As Evernden comments, “The rite of passage into the scientific,” or, I would add, modern, “way of being centered on the ability to apply the knife to the vocal cords, not just of the dog on the table, but of life itself. Inwardly he [the modern human being] must be able to sever the cords of his own consciousness. Outwardly, the effect must be the destruction of the larynx of the biosphere, an action essential to the transformation of the world into a material object.” This is no less true for our relations with fellow humans.

If we are to survive, we must learn a new way to live, or relearn an old way. There have existed, and for the time being still exist, many cultures whose members refuse to cut the vocal cords of the planet, and refuse to enter into the deadening deal which we daily accept as part of living.
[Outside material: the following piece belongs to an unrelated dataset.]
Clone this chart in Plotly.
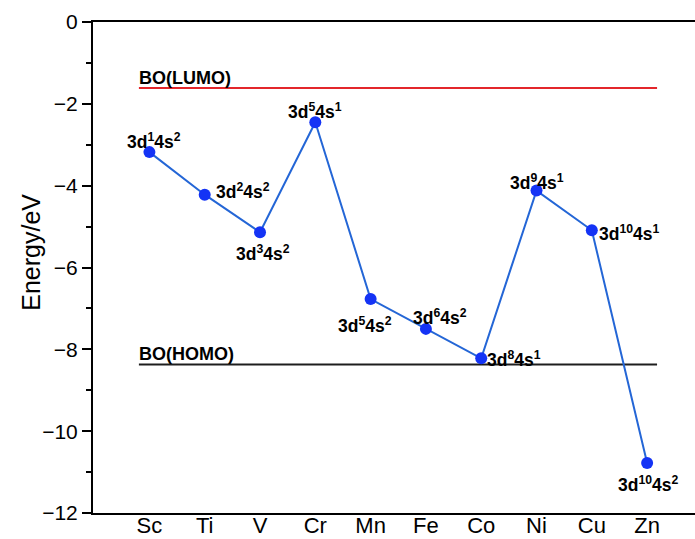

It is perhaps significant that prior to contact with Western Civilization many of these cultures did not have rape, nor did they have child abuse (the Okanagans of what is now British Columbia, to provide just one example, had neither word nor concept in their language corresponding to the abuse of a child. They did have a word corresponding to the violation of a woman: literally translated it means “someone looked at me in a way I don’t like”). It is perhaps significant as well that these cultures did not drive the passenger pigeon to extinction, nor the salmon, the wood bison, the sea mink, the Labrador heath hen, the Eskimo curlew, the Taipei tree frog. Would that we could say the same. It is perhaps significant that members of these cultures listen attentively (as though their lives depend on it, which of course they do) to what plants, animals, rocks, rivers, and stars have to say, and that these cultures have been able to do what we can only dream of, which is to live in dynamic equilibrium with the rest of the world.